'Tis the season for ticks in southern B.C.
Vancouver man warns others after being bitten in the city, while experts say risk is still low
A Vancouver man is reminding others about the risk of ticks in the city after he was bitten over the weekend. However, experts say the dangers are still considered low in B.C., particularly in urban areas.
Steve Kelen discovered the bite on Saturday night as he was heading to bed.
Initially, he thought it was a new mole until he looked in the mirror and had his wife double check.
The pair determined it was indeed a tick burrowed in the side of his torso.
Using a so-called tick key, she gripped it by the body and slid the tiny blood sucker out.
"There it was, wiggling its little legs," recalled Kelen, who is married to a CBC employee. "I was so surprised, I didn't think we had ticks in Vancouver."
Steer clear of forested areas
Ticks can be found anywhere in southern B.C. and this is the season to watch for them, according to Dr. Eleni Galanis with the B.C. Centre for Disease Control.
However, she says you're unlikely to find them in urban areas because ticks live on long grasses, bushes and trees.
Higher risk areas would be the backcountry or dense parks.
"The best way is to stay clear of bushy, forested areas — meaning if you're going to go hiking or when you go to the woods stay on cleared paths," she said.
She also suggests wearing long-sleeved clothes to cover any exposed skin or to use an insecticide containing DEET.
Once you come home, strip down to check to make sure you don't have any bites and then take a quick shower to ensure any tick that was loosely attached gets washed away.
If you do get bitten by a tick, use tweezers to pull the insect straight out. If it's burrowed too deep into the skin, doctors can help remove it.
She says to monitor the bite in the week after. If it swells beyond about five centimetres or you feel sick with a fever, fatigue or aches, it's time to see your doctor.
Ticks and Lyme disease
The fear with ticks is they can carry the bacteria that causes Lyme disease.
But Galanis says only one of approximately 200 ticks in B.C. are disease-carriers so the risk is low.
Furthermore, B.C. is not considered a high infestation area unlike the increasingly concerning numbers on the East Coast of North America, which Galanis attributes to climate change.
If you have been bitten by an infected tick, the Mayo Clinic says the longer it remains attached to your skin, the greater the risk of getting the disease. Lyme infection is unlikely if the tick is attached for less than 36 to 48 hours. Treatment is more effective if begun early.
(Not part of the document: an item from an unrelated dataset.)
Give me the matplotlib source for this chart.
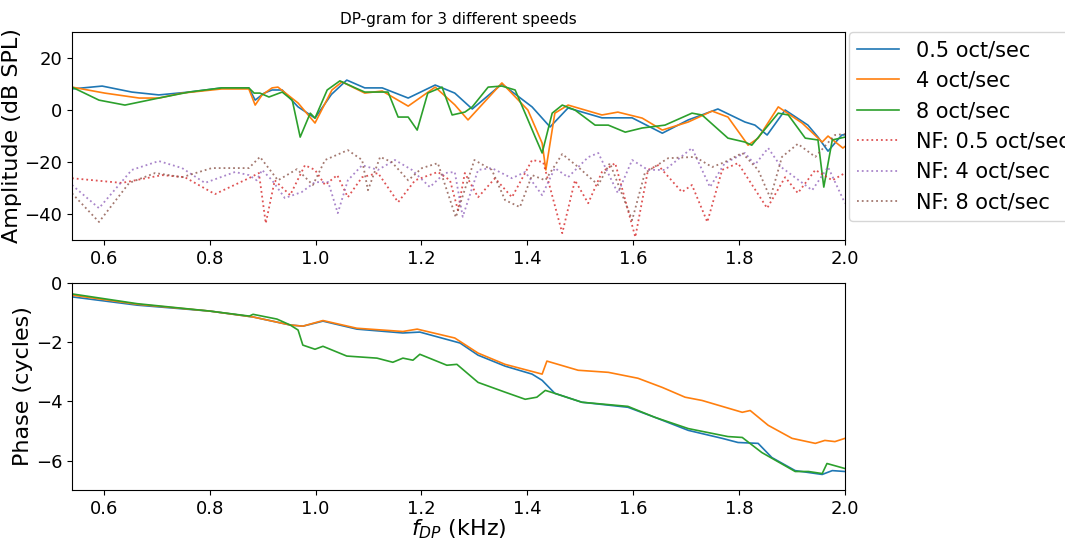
import matplotlib
matplotlib.use('Agg')
import matplotlib.pyplot as plt

# amplitude, DP level (dB SPL)
f_amp_05 = [0.54, 0.597, 0.653, 0.704, 0.761, 0.823, 0.874, 0.886, 0.903, 0.918, 0.937, 0.967, 0.999, 1.03,
            1.059, 1.093, 1.126, 1.175, 1.226, 1.263, 1.296, 1.352, 1.409, 1.443, 1.477, 1.541, 1.598, 1.655,
            1.704, 1.760, 1.811, 1.83, 1.853, 1.887, 1.930, 1.949, 1.968, 1.994, 2.0]
amp_05 = [8.1, 9.2, 6.9, 5.8, 6.9, 8.5, 8.5, 3.8, 6.5, 7.7, 7.7, 1.2, -3.1, 6.0,
          11.5, 8.5, 8.5, 4.6, 9.6, 6.5, 0.4, 10.0, 1.2, -6.5, 0.8, -3.0, -3.0, -8.9,
          -3.8, 0.4, -4.6, -5.8, -9.6, 0.0, -5.8, -10.4, -15.8, -9.6, -9.5]

f_amp_4 = [0.54, 0.602, 0.667, 0.704, 0.748, 0.823, 0.874, 0.886, 0.899, 0.918, 0.929, 0.967, 0.999, 1.031,
           1.05, 1.093, 1.126, 1.175, 1.226, 1.263, 1.288, 1.352, 1.401, 1.428, 1.435, 1.452, 1.477, 1.541,
           1.571, 1.617, 1.655, 1.704, 1.749, 1.779, 1.817, 1.836, 1.874, 1.919, 1.957, 1.968, 1.996, 2.0]
amp_4 = [8.8, 6.5, 4.6, 4.6, 6.5, 8.1, 8.1, 1.9, 5.8, 8.5, 8.8, 2.7, -5.0, 7.7,
         10.8, 6.5, 7.3, 1.5, 8.8, 2.0, -3.8, 10.4, 0.0, -12.7, -23.0, -1.2, 1.9, -1.9,
         -0.8, -3.1, -7.7, -4.6, -0.4, -2.7, -13.5, -10.8, 1.2, -5.0, -12.3, -10.0, -14.6, -14.0]

f_amp_8 = [0.54, 0.591, 0.640, 0.704, 0.761, 0.823, 0.874, 0.884, 0.895, 0.912, 0.937, 0.956, 0.971, 0.99,
           0.999, 1.022, 1.046, 1.075, 1.093, 1.137, 1.156, 1.175, 1.192, 1.212, 1.239, 1.258, 1.282, 1.296,
           1.326, 1.352, 1.377, 1.399, 1.415, 1.428, 1.447, 1.466, 1.49, 1.528, 1.553, 1.585, 1.617, 1.66,
           1.711, 1.73, 1.779, 1.811, 1.824, 1.874, 1.893, 1.925, 1.949, 1.96, 1.976, 2.0]
amp_8 = [8.8, 3.8, 1.9, 4.6, 6.9, 8.5, 8.5, 6.5, 6.5, 5.0, 6.9, 3.8, -10.4, -1.2,
         -3.1, 7.7, 11.2, 8.5, 6.9, 6.9, -2.7, -2.7, -7.7, 6.5, 8.8, -1.9, -0.8, 1.2,
         8.8, 9.2, 7.7, -2.7, -10.4, -16.5, -1.2, 1.9, 0.0, -5.8, -5.8, -8.5, -6.9, -5.8,
         -1.2, -1.9, -10.8, -12.3, -13.5, -1.2, -1.9, -10.8, -11.5, -29.6, -11.5, -10.4]

# noise floor
f_nf_05 = [0.54, 0.634, 0.71, 0.753, 0.81, 0.874, 0.893, 0.906, 0.923, 0.952, 0.98, 0.999, 1.018, 1.041,
           1.061, 1.088, 1.118, 1.156, 1.188, 1.231, 1.254, 1.269, 1.282, 1.307, 1.339, 1.371, 1.409, 1.43,
           1.466, 1.49, 1.515, 1.541, 1.566, 1.604, 1.628, 1.647, 1.692, 1.711, 1.74, 1.768, 1.798, 1.853,
           1.887, 1.911, 1.944, 1.976, 2.0]
nf_05 = [-26.2, -28.0, -25.0, -25.8, -32.3, -26.2, -24.2, -43.5, -27.0, -32.7, -21.2, -23.0, -28.8, -25.0,
         -33.5, -25.8, -24.2, -35.4, -27.0, -23.8, -27.0, -38.5, -24.2, -33.5, -26.2, -33.5, -19.2, -20.0,
         -47.3, -27.0, -35.8, -23.8, -20.4, -48.8, -23.0, -21.2, -31.5, -28.8, -43.0, -23.0, -20.4, -37.7,
         -25.8, -31.9, -23.0, -27.0, -24.2]

f_nf_4 = [0.54, 0.591, 0.653, 0.704, 0.748, 0.791, 0.848, 0.874, 0.889, 0.899, 0.918, 0.942, 0.974, 0.999,
          1.024, 1.042, 1.061, 1.088, 1.118, 1.15, 1.182, 1.216, 1.244, 1.263, 1.278, 1.307, 1.333, 1.371,
          1.396, 1.428, 1.452, 1.477, 1.515, 1.534, 1.571, 1.598, 1.628, 1.66, 1.711, 1.745, 1.773, 1.811,
          1.83, 1.855, 1.88, 1.938, 1.968, 2.0]
nf_4 = [-28.8, -37.7, -23.0, -19.6, -22.3, -28.0, -23.8, -25.0, -27.0, -23.0, -27.0, -33.8, -31.5, -27.7,
        -27.7, -39.6, -27.0, -21.2, -23.0, -19.2, -23.0, -29.6, -24.2, -23.8, -41.0, -23.0, -22.3, -26.2,
        -23.8, -32.7, -22.3, -25.8, -18.1, -16.5, -31.9, -19.2, -23.0, -23.0, -14.6, -29.6, -20.4, -16.5,
        -21.0, -14.6, -22.0, -30.8, -21.9, -35.8]

f_nf_8 = [0.54, 0.591, 0.648, 0.697, 0.748, 0.804, 0.874, 0.895, 0.929, 0.965, 0.995, 1.018, 1.061, 1.088,
          1.099, 1.122, 1.144, 1.175, 1.201, 1.231, 1.265, 1.3, 1.333, 1.358, 1.386, 1.409, 1.434, 1.466,
          1.496, 1.534, 1.556, 1.598, 1.622, 1.666, 1.717, 1.749, 1.773, 1.806, 1.836, 1.859, 1.881, 1.911,
          1.944, 1.981, 2.0]
nf_8 = [-32.0, -43.0, -28.0, -24.2, -25.8, -22.3, -22.3, -18.0, -27.0, -22.7, -28.8, -19.2, -15.4, -19.2,
        -30.8, -18.0, -20.0, -27.0, -22.3, -20.4, -41.2, -19.2, -23.0, -34.6, -37.3, -25.0, -27.0, -16.9,
        -21.9, -28.8, -20.4, -42.3, -24.2, -18.5, -18.0, -21.9, -20.0, -16.5, -23.0, -33.8, -18.0, -13.0,
        -18.0, -9.6, -9.2]

# phase (cycles)
f_ph_05 = [0.54, 0.663, 0.8, 0.882, 0.952, 0.976, 1.014, 1.078, 1.165, 1.197, 1.273, 1.307, 1.358, 1.409,
           1.428, 1.452, 1.503, 1.59, 1.641, 1.704, 1.768, 1.798, 1.836, 1.862, 1.906, 1.957, 1.976, 2.0]
ph_05 = [-0.47, -0.75, -0.95, -1.15, -1.42, -1.46, -1.29, -1.56, -1.69, -1.66, -2.03, -2.44, -2.81, -3.08,
         -3.29, -3.73, -4.03, -4.2, -4.54, -4.98, -5.25, -5.39, -5.42, -5.9, -6.34, -6.47, -6.34, -6.37]

f_ph_4 = [0.54, 0.663, 0.8, 0.882, 0.952, 0.976, 1.014, 1.078, 1.165, 1.192, 1.263, 1.307, 1.358, 1.428,
          1.437, 1.496, 1.553, 1.609, 1.655, 1.698, 1.73, 1.806, 1.821, 1.855, 1.9, 1.944, 1.962, 1.981, 2.0]
ph_4 = [-0.41, -0.72, -0.95, -1.15, -1.42, -1.46, -1.27, -1.53, -1.64, -1.56, -1.86, -2.37, -2.75, -3.08,
        -2.64, -2.95, -3.02, -3.22, -3.53, -3.86, -3.97, -4.37, -4.31, -4.81, -5.25, -5.42, -5.32, -5.36, -5.25]

f_ph_8 = [0.54, 0.663, 0.8, 0.875, 0.882, 0.927, 0.952, 0.967, 0.976, 0.999, 1.014, 1.059, 1.116, 1.146,
          1.165, 1.184, 1.197, 1.248, 1.267, 1.307, 1.358, 1.396, 1.418, 1.434, 1.452, 1.503, 1.59, 1.641,
          1.704, 1.779, 1.806, 1.843, 1.906, 1.931, 1.957, 1.966, 2.0]
ph_8 = [-0.37, -0.7, -0.95, -1.12, -1.06, -1.22, -1.42, -1.59, -2.1, -2.24, -2.14, -2.47, -2.54, -2.68,
        -2.54, -2.61, -2.41, -2.78, -2.75, -3.36, -3.69, -3.93, -3.86, -3.63, -3.73, -4.03, -4.17, -4.54,
        -4.92, -5.19, -5.22, -5.73, -6.37, -6.37, -6.44, -6.1, -6.27]

speeds = ['0.5 oct/sec', '4 oct/sec', '8 oct/sec']

fig = plt.figure(figsize=(10.65, 5.41), dpi=100)
ax1 = fig.add_axes([0.0676, 0.556, 0.7258, 0.385])
ax2 = fig.add_axes([0.0676, 0.094, 0.7258, 0.383])

ax1.plot(f_amp_05, amp_05, color='tab:blue', lw=1.2, label=speeds[0])
ax1.plot(f_amp_4, amp_4, color='tab:orange', lw=1.2, label=speeds[1])
ax1.plot(f_amp_8, amp_8, color='tab:green', lw=1.2, label=speeds[2])
ax1.plot(f_nf_05, nf_05, ':', color='tab:red', lw=1.3, alpha=0.8, label='NF: ' + speeds[0])
ax1.plot(f_nf_4, nf_4, ':', color='tab:purple', lw=1.3, alpha=0.8, label='NF: ' + speeds[1])
ax1.plot(f_nf_8, nf_8, ':', color='tab:brown', lw=1.3, alpha=0.8, label='NF: ' + speeds[2])
ax1.set_xlim(0.54, 2.0)
ax1.set_ylim(-50, 30)
ax1.set_yticks([-40, -20, 0, 20])
ax1.set_title('DP-gram for 3 different speeds', fontsize=11)
ax1.set_ylabel('Amplitude (dB SPL)', fontsize=16, labelpad=2)
ax1.tick_params(labelsize=13)
ax1.legend(loc='upper left', bbox_to_anchor=(1.005, 1.0), borderaxespad=0, fontsize=15)

ax2.plot(f_ph_05, ph_05, color='tab:blue', lw=1.2)
ax2.plot(f_ph_4, ph_4, color='tab:orange', lw=1.2)
ax2.plot(f_ph_8, ph_8, color='tab:green', lw=1.2)
ax2.set_xlim(0.54, 2.0)
ax2.set_ylim(-7, 0)
ax2.set_yticks([-6, -4, -2, 0])
ax2.set_xlabel('$f_{DP}$ (kHz)', fontsize=16, labelpad=0)
ax2.set_ylabel('Phase (cycles)', fontsize=16, labelpad=2)
ax2.tick_params(labelsize=13)

plt.savefig('out.png', dpi=100)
Symptoms include a large rash up to 30 centimetres across. Fevers, chills, fatigue, body aches, headache, neck stiffness and swollen lymph nodes can accompany the rash.
Kelen says he's not sure how he was exposed to the small insect but he is a dog owner.
Galanis says pets are more likely to be bitten because they tend to go off-trails and into low bushes where ticks more likely reside.
If Kelen touched his dog with exposed skin after a tick loosely attached to the animal, the bug may have bitten him then.